Substitute $1000\text{lbf}\cdot \text{in}$ for $T$ and $1\text{in}$ for $d$ in Equation (XXVI).

$\begin{array}{c}\tau =\frac{16\times 1000\text{lbf}}{\pi {\left(1\text{in}\right)}^3}\\ =5.09\text{kpsi}\end{array}$

Substitute $21.5\text{kpsi}$ for $\sigma$ and $5.09\text{kpsi}$ for $\tau$ in Equation (XXVII).

$\begin{array}{c}{\sigma }_1=\frac{21.5\text{kpsi}}{2}+\sqrt{{\left(\frac{21.5\text{kpsi}}{2}\right)}^2+{\left(5.09\text{kpsi}\right)}^2}\\ =22.6\text{kpsi}\end{array}$

Substitute $21.5\text{kpsi}$ for $\sigma$ and $5.09\text{kpsi}$ for $\tau$ n Equation (XXVIII).

$\begin{array}{c}{\sigma }_2=\frac{21.5\text{kpsi}}{2}-\sqrt{{\left(\frac{21.5\text{kpsi}}{2}\right)}^2+5.09{\text{kpsi}}^2}\\ =-1.14\text{kpsi}\end{array}$

Substitute $21.5\text{kpsi}$ for $\sigma$ and $5.09\text{kpsi}$ for $\tau$ in Equation (XXIX).

$\begin{array}{c}{\tau }_{\max }=\sqrt{{\left(\frac{21.5\text{kpsi}}{2}\right)}^2+{\left(5.09\text{kpsi}\right)}^2}\\ =11.9\text{kpsi}\end{array}$

Refer to the Table A-20 “Deterministic ASTM Minimum Tensile and Yield Strengths for Some Hot-Rolled (HR) and Cold-Drawn (CD) Steels” and obtain $S_y=54\text{kpsi}$ for $1018$ CD steel.

Substitute $22.6\text{kpsi}$ for ${\sigma }_1$, $54\text{kpsi}$ for $S_y$ and $\left(-1.14\text{kpsi}\right)$ for ${\sigma }_2$ in the Equation (XXX).

$\begin{array}{c}n=\frac{54\text{kpsi}}{22.6\text{kpsi}-\left(-1.14\text{kpsi}\right)}\\ =2.274\\ \approx 2.27\end{array}$

Thus, the factor of safety for yielding from maximum-shear-stress theory is $2.27$.
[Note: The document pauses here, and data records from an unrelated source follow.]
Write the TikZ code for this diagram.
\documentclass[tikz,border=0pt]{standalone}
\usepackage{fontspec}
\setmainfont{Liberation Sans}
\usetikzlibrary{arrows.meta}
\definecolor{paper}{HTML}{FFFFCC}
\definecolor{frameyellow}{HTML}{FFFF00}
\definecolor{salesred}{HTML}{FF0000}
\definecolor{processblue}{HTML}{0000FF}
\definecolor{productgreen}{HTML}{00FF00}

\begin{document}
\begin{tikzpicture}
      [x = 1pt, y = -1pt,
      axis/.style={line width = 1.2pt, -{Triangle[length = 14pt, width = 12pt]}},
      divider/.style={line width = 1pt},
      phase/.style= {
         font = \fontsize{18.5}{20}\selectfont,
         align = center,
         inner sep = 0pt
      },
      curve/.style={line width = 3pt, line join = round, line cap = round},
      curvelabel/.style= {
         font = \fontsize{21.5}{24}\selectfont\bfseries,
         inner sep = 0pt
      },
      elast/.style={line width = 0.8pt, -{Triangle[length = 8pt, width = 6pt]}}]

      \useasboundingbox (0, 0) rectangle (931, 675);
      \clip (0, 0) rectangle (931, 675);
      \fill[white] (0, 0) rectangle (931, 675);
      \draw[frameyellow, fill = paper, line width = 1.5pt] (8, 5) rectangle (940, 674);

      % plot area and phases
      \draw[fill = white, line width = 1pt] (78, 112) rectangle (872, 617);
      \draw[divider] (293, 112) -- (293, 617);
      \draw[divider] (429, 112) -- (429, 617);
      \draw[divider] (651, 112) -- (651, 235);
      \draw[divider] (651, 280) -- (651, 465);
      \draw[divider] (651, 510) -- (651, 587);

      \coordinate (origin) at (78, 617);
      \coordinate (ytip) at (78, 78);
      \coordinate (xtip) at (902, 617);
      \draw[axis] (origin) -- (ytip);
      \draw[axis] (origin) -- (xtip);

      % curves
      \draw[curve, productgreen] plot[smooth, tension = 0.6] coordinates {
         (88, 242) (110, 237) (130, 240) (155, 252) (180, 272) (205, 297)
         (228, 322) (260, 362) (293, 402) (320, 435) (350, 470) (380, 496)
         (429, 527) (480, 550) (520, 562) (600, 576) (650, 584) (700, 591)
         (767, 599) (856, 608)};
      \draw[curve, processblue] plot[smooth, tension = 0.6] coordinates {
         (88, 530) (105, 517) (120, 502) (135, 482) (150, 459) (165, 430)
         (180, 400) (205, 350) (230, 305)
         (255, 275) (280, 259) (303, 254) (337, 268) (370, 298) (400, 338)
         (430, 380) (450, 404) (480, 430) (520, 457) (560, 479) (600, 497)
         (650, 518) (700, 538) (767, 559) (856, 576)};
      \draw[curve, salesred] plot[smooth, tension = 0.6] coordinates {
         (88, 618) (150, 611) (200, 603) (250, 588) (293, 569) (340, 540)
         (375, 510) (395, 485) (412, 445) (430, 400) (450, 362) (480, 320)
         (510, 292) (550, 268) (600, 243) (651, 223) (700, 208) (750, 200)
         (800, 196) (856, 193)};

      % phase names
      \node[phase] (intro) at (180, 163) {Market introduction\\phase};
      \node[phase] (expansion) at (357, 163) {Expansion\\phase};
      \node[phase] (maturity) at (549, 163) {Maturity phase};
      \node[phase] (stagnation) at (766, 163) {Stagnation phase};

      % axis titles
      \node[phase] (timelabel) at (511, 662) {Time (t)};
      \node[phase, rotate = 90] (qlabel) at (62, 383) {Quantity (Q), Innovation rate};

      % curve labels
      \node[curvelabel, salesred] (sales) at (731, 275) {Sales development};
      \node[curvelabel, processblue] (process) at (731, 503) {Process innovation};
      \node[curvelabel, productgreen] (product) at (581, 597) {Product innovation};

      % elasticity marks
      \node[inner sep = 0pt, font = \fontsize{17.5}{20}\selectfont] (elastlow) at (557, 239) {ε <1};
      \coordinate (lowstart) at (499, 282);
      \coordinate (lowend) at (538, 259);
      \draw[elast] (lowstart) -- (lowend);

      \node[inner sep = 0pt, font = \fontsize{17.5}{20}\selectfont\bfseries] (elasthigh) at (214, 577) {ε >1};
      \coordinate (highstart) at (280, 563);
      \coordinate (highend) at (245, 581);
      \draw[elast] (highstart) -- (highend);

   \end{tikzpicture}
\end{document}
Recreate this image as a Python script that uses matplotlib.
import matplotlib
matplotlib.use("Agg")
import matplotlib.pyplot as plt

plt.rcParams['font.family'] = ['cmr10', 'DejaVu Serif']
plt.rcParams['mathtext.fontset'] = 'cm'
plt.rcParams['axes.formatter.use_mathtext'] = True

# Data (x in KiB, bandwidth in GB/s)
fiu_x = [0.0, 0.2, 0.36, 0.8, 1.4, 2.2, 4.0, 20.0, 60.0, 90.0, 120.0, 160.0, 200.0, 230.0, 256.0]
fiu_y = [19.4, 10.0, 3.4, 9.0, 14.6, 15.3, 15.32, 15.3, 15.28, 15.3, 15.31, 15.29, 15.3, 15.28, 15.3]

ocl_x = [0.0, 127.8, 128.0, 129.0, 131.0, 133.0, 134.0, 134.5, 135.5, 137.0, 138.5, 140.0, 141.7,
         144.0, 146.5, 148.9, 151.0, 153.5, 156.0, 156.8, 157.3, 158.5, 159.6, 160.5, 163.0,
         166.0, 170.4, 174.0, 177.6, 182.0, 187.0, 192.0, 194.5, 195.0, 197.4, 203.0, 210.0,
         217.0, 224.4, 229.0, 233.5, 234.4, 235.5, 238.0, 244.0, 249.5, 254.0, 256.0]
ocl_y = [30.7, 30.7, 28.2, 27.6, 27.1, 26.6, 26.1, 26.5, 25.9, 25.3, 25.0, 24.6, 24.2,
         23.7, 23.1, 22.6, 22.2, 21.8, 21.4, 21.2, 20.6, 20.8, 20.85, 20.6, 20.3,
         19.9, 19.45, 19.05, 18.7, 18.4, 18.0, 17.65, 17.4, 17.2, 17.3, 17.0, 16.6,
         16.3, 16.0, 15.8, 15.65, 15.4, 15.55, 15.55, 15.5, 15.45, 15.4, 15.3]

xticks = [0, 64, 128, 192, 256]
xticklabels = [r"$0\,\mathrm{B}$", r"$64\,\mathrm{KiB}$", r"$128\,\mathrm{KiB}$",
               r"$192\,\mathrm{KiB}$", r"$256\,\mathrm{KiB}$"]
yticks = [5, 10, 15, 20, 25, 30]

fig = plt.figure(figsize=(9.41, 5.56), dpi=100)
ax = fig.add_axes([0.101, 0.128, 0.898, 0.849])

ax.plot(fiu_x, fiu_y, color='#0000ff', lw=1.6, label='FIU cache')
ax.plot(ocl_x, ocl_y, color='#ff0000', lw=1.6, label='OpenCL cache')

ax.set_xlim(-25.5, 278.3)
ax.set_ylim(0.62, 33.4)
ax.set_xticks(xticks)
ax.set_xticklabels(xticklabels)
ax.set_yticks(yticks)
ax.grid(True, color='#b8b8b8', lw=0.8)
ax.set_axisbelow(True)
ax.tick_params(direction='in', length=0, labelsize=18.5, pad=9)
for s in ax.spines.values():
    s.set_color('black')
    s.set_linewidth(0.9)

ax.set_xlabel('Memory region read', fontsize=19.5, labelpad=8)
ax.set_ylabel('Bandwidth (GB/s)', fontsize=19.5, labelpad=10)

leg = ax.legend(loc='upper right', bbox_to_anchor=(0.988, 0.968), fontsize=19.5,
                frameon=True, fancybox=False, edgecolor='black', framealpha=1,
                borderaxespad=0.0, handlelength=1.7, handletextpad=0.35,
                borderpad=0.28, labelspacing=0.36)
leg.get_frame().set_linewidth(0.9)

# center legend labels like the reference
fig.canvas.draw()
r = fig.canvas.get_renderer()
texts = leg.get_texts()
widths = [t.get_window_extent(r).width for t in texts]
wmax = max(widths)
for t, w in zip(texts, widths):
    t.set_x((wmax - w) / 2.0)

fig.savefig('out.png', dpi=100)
Substitute $22.6\text{kpsi}$ for ${\sigma }_1$, $54\text{kpsi}$ for $S_y$ and $\left(-1.14\text{kpsi}\right)$ for ${\sigma }_2$ in the Equation (XXXII).

$\begin{array}{c}n=\frac{54\text{kpsi}}{{\left({\left(22.6\text{kpsi}\right)}^2-\left(22.6\text{kpsi}\right)\cdot \left(-1.14\text{kpsi}\right)+{\left(-1.14\text{kpsi}\right)}^2\right)}^{\frac{1}{2}}}\\ =2.328\\ \approx 2.33\end{array}$

Thus, the factor of safety for yielding from distortion-energy theory is $2.33$.